The seasons changed the other day. I just wanted to note it because no-one ever does. People always disagree with me when I tell them we are moving to a new front and they do this because they are unwilling to change so soon. They don't understand that it is a progression. It just went from 100% summer to 1% autumn, that's all. It's a change nonetheless and it was combined with my having the cold and it made me feel so very cool; chilled right through at the thought. I can always tell the change in the season by the change in myself and my pinings and last week I thought of fires and warmth and the first christmas eve alone with Stuart and the stillness of it all like such a voyage was never made before. I thought of the start of university in 2005 when everything was changing and I relished change then. Every time I go back to those mornings at five to ten, walking through frosty campus in a black duffle coat, what you would call 'hungover' but I would call at ease. I'd walk up through the part of campus with the fake stream and the grass and the trees with the leaves falling and the water clogged with shades of brown. The sun is always shining, and my face is cold. Sometimes I try to recreate these feelings when I walk out now but all I can get is the memory and it is unchanged. I'm not the same person now and I know I'll never feel that way again.
Today I woke up from under the blanket but ontop of the duvet and it was cool and I walked to the living room finding it odd that I didn't go straight to the kitchen (straight to doing) and the room was so chilled that I knew my cold hadn't served to alter my perceptions and autumn was welcoming me in the pale light of this morning. It was as if it was being persuasive just for me, it knew I needed this.

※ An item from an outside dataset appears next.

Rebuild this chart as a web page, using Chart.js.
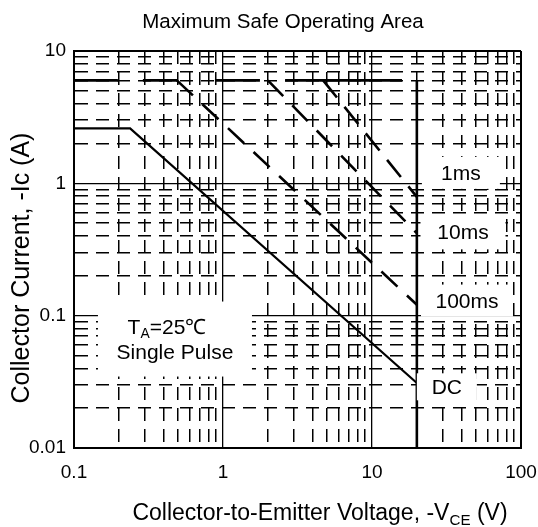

On Sunday we are going to Tenerife and I've never been on a 'summer' holiday so late in the year. I'm a bit worried about the schism of it being autumn here but I've vowed to act like it's a reprive and I am on pause so it will be alright. Once I'm back I think I will feel at ease with myself once more. Summer is like that bad friend at school and you want to feel daring but once you've had it you know you need to go back to your own. The winter months are my own, I'm a child of November and it's all I really know.